Can I get Wi-Fi without an internet provider?
Yes, you may get a Wi-Fi connection without an internet provider by using public Wi-Fi.
Is free Wi-Fi possible?
It is. You can search for free Wi-Fi in public spaces such as cafes, restaurants, train stations, airports, etc. You might also be able to use free Wi-Fi at your workplace if it has it.
Are password-protected public networks secure?
Even password-protected networks are full of dangers. It’s easy for someone to listen in and capture your data when you use a public Wi-Fi network. It’s so easy that there are Youtube tutorials on catching data on open Wi-Fi!
What is fake public Wi-Fi, and is it dangerous?
Fake public Wi-Fi hotspots are usually named after a nearby hotel or restaurant like “McDonald’s” or “Starbucks.” They will be password-unprotected so you can easily connect. If you do, the hackers can start capturing your web traffic. While you’re on their network, hackers can install packet-sniffing software on your device to collect your data.
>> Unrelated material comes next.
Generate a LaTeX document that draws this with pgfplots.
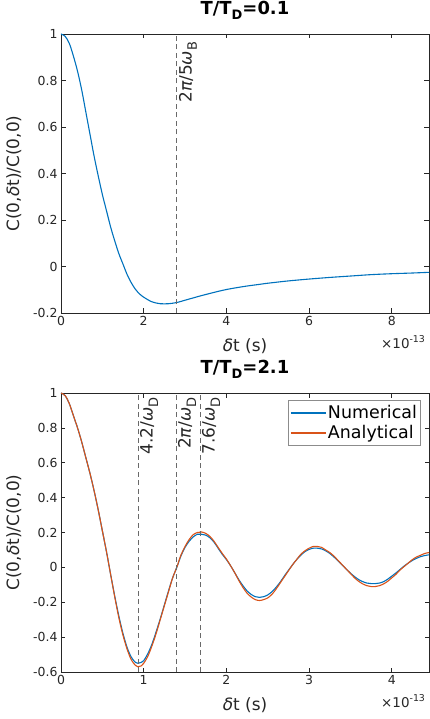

Some apps can spy on you even if you uninstall them.
How do you get free Wi-Fi anywhere without a password?
Most public Wi-Fi connections don’t require any password. If it does, you can ask for the password of the person that works there. Wi-Fi passwords are also usually shared with the customers on receipts or near the counter.
How to create your own Wi-Fi?
The easiest way to create your own Wi-Fi is to use your phone as a mobile Wi-Fi hotspot. You’re already paying for the data plan, so the internet connection part is sorted. And most smartphones have an easy Wi-Fi hotspot setup.
To get instructions on how to do it on Android or iOS, scroll back up!
The other, more expensive option is to get a portable router from your regular carrier. Those come with their own SIM cards and give you internet access wherever you go.
And if you have a cable internet connection at home, the router should also have Wi-Fi.
How do I get temporary Wi-Fi?
The best way to get temporary Wi-Fi is to host a mobile hotspot on your smartphone. It’s very easy to do so — see the instructions in this blog.